What is required
From the top of the entries, reproduce each line exactly, stopping after the line that contains "const STRETCH = 3;". Omit pictures.

Extracted information
_ _ _ _ _ _ _
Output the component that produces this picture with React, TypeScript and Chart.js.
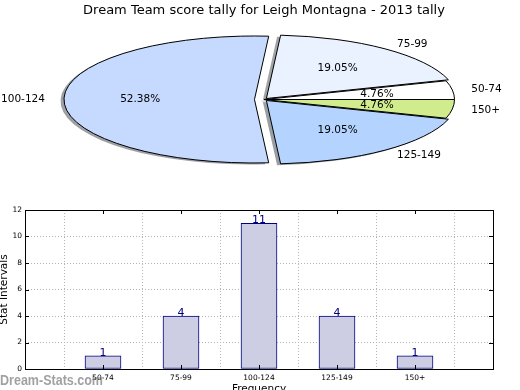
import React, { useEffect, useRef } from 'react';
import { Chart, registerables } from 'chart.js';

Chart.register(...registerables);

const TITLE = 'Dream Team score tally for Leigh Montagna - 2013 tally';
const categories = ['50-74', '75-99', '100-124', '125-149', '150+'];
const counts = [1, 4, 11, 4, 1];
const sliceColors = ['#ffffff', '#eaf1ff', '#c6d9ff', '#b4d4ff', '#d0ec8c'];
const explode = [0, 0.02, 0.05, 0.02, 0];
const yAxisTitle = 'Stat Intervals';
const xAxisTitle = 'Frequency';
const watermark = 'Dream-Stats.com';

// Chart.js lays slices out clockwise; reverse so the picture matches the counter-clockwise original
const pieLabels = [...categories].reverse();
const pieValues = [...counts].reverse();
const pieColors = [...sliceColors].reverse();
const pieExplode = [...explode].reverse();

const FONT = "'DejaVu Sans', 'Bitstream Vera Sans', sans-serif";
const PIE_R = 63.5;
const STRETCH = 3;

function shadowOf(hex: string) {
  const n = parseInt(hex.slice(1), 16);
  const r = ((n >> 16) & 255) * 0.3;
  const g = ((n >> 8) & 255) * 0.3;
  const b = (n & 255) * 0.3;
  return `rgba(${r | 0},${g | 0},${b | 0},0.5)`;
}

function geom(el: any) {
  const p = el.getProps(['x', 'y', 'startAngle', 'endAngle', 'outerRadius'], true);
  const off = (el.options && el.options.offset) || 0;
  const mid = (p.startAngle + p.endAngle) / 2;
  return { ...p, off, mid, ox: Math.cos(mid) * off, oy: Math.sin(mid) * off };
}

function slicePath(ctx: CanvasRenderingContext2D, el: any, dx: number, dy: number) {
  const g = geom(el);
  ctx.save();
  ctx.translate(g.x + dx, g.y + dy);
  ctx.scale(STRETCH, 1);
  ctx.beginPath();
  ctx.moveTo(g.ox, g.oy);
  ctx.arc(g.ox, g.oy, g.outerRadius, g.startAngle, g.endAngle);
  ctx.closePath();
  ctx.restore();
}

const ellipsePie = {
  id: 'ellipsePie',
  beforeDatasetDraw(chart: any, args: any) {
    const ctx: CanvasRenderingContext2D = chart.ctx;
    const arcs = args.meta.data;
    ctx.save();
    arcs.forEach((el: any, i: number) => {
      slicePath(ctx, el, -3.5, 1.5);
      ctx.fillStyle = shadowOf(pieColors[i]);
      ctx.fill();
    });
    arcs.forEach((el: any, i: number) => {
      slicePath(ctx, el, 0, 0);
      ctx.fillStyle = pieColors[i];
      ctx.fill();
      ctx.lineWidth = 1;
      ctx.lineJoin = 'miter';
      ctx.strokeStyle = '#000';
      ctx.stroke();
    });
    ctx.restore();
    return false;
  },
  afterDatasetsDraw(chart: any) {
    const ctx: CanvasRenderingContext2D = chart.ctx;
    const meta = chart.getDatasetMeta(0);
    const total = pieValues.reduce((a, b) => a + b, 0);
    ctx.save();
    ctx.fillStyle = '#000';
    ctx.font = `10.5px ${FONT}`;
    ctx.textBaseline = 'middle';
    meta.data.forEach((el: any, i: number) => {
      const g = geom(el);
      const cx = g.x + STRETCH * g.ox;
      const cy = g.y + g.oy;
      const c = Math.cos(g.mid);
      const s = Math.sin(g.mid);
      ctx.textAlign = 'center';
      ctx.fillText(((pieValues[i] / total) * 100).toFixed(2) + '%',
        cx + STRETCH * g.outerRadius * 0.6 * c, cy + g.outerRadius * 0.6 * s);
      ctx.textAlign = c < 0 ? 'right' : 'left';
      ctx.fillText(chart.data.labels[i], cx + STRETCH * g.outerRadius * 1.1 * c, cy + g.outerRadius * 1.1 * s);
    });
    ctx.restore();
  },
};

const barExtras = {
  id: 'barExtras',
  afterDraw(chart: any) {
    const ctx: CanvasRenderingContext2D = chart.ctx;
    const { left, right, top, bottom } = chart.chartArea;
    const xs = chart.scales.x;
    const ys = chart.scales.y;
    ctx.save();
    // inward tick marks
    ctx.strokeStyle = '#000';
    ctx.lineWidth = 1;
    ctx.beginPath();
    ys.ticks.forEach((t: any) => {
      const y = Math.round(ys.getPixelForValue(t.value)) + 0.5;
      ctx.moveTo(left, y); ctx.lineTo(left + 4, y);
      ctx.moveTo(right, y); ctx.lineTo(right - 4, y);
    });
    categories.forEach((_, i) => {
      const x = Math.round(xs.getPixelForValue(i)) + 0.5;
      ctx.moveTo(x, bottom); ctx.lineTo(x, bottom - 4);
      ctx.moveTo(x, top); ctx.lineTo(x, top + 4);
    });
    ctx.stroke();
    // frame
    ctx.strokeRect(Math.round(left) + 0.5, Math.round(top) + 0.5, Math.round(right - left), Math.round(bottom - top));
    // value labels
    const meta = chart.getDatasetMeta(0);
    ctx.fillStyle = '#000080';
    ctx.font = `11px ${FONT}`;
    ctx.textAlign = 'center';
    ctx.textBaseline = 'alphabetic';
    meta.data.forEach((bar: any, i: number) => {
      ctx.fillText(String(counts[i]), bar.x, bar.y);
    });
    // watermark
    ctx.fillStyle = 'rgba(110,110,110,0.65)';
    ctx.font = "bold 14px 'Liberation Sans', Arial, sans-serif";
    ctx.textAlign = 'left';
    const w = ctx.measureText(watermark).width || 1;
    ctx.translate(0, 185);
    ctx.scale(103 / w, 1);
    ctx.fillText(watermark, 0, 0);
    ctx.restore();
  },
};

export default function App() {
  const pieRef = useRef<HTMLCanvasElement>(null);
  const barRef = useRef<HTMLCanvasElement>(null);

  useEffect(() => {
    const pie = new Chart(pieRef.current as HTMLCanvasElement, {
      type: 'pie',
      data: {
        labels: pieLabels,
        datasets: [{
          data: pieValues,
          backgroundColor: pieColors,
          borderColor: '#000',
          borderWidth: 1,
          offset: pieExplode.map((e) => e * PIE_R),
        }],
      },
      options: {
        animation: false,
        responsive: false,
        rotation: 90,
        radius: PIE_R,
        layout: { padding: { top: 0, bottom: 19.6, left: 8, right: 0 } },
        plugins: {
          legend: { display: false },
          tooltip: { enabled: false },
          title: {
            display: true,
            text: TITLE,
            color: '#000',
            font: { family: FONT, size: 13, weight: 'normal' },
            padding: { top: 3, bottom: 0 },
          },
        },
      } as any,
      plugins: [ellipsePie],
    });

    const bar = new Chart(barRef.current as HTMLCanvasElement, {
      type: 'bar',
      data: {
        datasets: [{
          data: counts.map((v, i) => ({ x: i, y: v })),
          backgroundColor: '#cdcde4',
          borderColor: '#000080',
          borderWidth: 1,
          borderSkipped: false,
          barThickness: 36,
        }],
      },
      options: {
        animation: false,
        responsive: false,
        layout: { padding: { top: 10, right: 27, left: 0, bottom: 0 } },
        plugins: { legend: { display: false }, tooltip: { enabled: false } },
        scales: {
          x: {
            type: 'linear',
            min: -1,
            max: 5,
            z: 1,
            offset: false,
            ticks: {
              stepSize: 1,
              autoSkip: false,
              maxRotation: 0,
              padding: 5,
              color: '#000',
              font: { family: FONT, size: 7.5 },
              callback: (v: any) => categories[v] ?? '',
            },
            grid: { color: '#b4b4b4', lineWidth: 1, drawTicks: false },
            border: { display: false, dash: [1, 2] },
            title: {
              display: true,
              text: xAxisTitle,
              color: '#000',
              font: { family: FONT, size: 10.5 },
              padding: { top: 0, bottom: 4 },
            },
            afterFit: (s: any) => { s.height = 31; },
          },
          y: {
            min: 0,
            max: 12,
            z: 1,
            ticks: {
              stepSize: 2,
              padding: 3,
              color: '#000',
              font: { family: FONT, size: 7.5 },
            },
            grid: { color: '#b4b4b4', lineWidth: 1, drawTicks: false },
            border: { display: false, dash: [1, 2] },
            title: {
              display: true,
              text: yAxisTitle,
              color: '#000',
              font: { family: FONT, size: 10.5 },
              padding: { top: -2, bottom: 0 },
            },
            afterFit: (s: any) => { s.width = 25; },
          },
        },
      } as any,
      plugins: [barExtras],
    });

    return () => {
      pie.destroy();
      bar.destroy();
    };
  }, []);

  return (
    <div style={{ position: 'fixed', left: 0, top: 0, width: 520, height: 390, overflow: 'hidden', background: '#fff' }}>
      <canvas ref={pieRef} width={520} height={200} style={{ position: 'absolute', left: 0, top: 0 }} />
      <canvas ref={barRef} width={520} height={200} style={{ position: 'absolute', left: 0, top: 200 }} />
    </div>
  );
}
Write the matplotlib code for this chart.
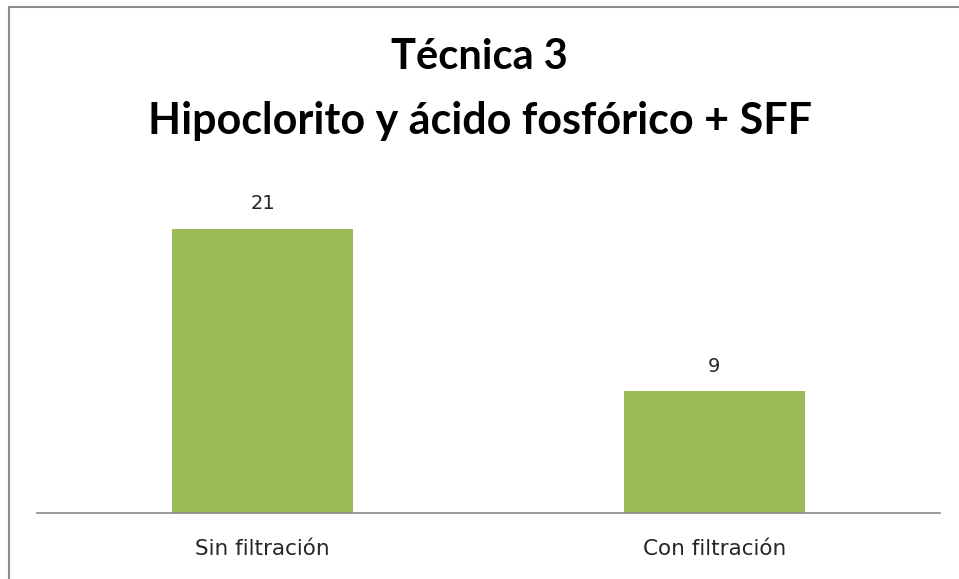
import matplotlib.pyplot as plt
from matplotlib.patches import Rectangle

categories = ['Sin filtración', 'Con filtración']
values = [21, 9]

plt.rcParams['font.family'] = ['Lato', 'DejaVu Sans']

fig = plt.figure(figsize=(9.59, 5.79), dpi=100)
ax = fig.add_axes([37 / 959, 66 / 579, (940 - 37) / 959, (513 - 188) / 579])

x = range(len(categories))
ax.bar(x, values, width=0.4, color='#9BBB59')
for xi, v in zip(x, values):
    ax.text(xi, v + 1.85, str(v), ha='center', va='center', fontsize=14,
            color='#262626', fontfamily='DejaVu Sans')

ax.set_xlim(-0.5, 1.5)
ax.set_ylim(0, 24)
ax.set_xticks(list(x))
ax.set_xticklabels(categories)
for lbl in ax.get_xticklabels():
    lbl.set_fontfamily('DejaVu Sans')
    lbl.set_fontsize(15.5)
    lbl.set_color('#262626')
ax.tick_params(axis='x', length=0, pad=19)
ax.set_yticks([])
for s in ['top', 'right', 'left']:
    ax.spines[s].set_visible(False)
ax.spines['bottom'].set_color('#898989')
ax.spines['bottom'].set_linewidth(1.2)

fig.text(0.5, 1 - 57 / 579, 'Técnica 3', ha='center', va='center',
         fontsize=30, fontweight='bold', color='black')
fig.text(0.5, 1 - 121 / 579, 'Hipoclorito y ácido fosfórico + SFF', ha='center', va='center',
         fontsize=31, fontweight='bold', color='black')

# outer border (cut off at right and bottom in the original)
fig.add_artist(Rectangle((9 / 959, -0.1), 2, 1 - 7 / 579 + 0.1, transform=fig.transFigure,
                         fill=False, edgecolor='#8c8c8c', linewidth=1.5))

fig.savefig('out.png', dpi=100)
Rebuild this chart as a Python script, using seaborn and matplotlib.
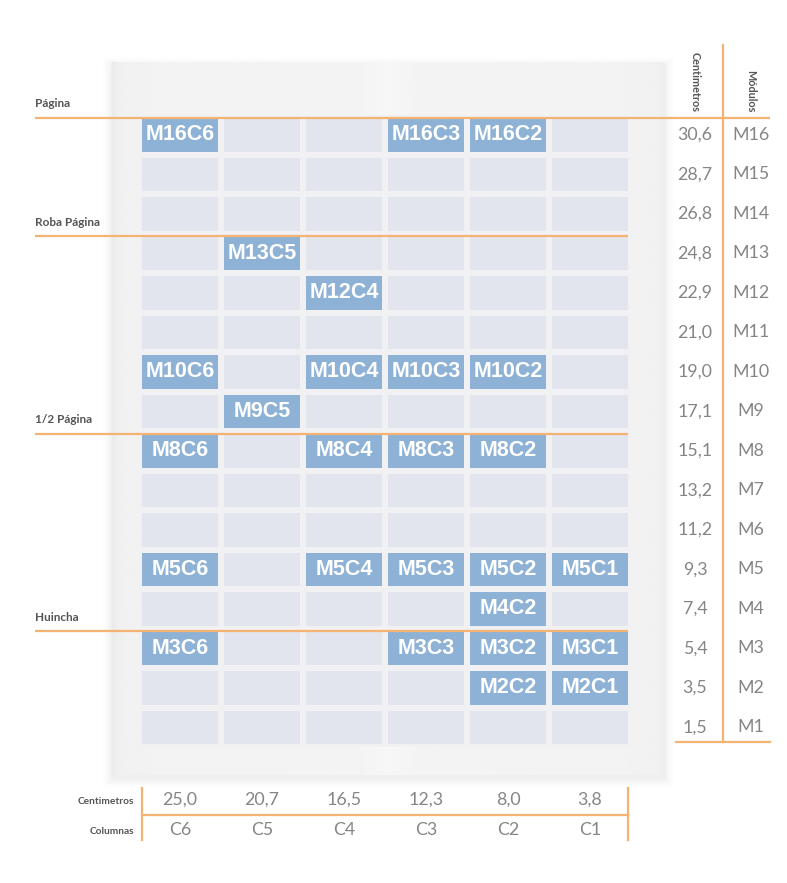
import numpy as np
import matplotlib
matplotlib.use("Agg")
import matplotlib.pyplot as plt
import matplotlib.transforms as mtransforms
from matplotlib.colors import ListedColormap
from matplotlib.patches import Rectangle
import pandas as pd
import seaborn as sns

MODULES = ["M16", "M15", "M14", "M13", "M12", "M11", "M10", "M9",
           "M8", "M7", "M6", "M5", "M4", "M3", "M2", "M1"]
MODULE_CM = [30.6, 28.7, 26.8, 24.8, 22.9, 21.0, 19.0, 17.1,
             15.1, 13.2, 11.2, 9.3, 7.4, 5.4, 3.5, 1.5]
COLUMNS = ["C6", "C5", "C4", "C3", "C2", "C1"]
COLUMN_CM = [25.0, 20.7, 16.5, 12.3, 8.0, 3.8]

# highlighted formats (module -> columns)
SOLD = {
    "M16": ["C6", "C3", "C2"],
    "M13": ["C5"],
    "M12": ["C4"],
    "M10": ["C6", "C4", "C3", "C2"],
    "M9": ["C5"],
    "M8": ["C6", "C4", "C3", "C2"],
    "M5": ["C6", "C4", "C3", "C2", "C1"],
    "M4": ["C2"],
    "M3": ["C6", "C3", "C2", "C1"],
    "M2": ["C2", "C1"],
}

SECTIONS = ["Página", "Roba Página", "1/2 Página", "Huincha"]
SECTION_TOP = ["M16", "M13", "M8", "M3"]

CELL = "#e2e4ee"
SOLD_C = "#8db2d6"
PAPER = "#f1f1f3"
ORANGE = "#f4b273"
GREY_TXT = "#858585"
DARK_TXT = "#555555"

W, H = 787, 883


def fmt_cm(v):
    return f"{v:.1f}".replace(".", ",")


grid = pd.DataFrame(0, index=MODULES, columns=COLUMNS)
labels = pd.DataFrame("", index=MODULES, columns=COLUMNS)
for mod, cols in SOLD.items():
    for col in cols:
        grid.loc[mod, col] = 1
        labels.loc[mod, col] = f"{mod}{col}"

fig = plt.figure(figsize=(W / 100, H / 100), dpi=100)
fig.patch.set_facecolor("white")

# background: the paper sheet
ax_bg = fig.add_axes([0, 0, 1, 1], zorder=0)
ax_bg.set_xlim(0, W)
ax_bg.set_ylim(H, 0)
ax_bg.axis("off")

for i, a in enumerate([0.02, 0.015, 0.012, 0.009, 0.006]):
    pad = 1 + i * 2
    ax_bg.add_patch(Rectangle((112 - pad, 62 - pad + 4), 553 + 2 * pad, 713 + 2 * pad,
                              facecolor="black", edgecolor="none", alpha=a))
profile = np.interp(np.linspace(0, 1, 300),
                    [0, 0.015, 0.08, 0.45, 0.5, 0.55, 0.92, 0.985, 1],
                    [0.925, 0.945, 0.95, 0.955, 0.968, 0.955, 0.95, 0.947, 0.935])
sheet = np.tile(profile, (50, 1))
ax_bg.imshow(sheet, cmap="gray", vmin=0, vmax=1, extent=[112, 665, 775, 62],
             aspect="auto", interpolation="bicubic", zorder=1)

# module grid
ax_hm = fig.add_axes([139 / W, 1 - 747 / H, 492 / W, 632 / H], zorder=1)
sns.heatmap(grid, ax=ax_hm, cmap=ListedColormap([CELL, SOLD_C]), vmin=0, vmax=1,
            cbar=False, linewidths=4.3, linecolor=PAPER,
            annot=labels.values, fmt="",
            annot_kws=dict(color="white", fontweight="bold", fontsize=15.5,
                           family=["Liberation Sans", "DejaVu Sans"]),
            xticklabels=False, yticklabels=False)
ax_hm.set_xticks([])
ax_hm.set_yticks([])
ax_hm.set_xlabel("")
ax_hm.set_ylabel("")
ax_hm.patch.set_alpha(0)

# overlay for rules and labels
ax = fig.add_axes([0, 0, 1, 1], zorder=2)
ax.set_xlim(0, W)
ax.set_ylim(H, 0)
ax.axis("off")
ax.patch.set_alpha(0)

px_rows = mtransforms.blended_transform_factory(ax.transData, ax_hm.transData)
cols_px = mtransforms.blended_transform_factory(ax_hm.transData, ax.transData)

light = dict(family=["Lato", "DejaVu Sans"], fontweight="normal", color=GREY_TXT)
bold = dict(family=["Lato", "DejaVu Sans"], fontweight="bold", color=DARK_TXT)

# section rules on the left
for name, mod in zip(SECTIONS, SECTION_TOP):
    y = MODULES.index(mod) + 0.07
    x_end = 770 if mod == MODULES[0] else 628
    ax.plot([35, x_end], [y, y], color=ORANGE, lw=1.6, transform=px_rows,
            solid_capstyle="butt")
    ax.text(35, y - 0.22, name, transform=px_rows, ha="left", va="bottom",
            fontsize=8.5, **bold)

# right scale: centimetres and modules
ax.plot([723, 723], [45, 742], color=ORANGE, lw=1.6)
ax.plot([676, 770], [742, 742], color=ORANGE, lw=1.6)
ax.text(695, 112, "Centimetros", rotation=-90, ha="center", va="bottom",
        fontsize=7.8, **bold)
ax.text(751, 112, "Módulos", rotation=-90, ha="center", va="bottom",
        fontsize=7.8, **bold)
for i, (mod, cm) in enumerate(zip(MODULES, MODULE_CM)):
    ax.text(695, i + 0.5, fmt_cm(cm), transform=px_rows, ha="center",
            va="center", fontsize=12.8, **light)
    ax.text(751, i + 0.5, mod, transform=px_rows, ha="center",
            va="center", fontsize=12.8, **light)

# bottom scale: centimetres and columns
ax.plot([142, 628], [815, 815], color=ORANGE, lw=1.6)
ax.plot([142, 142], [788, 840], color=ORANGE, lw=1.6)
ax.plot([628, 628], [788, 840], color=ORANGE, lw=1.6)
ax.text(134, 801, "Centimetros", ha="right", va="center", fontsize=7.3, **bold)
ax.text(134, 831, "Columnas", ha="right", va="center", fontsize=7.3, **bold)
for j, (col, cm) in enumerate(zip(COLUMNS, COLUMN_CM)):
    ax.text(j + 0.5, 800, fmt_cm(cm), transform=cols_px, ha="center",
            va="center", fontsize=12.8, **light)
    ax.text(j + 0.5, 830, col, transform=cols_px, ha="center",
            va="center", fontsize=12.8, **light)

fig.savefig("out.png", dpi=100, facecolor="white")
_ _ _ _ _ _ _
Reply
Output the component that produces this picture with React, TypeScript and Chart.js.
import React, { useEffect, useRef } from 'react';
import { Chart, registerables } from 'chart.js';

Chart.register(...registerables);

const TITLE = 'Dream Team score tally for Leigh Montagna - 2013 tally';
const categories = ['50-74', '75-99', '100-124', '125-149', '150+'];
const counts = [1, 4, 11, 4, 1];
const sliceColors = ['#ffffff', '#eaf1ff', '#c6d9ff', '#b4d4ff', '#d0ec8c'];
const explode = [0, 0.02, 0.05, 0.02, 0];
const yAxisTitle = 'Stat Intervals';
const xAxisTitle = 'Frequency';
const watermark = 'Dream-Stats.com';

// Chart.js lays slices out clockwise; reverse so the picture matches the counter-clockwise original
const pieLabels = [...categories].reverse();
const pieValues = [...counts].reverse();
const pieColors = [...sliceColors].reverse();
const pieExplode = [...explode].reverse();

const FONT = "'DejaVu Sans', 'Bitstream Vera Sans', sans-serif";
const PIE_R = 63.5;
const STRETCH = 3;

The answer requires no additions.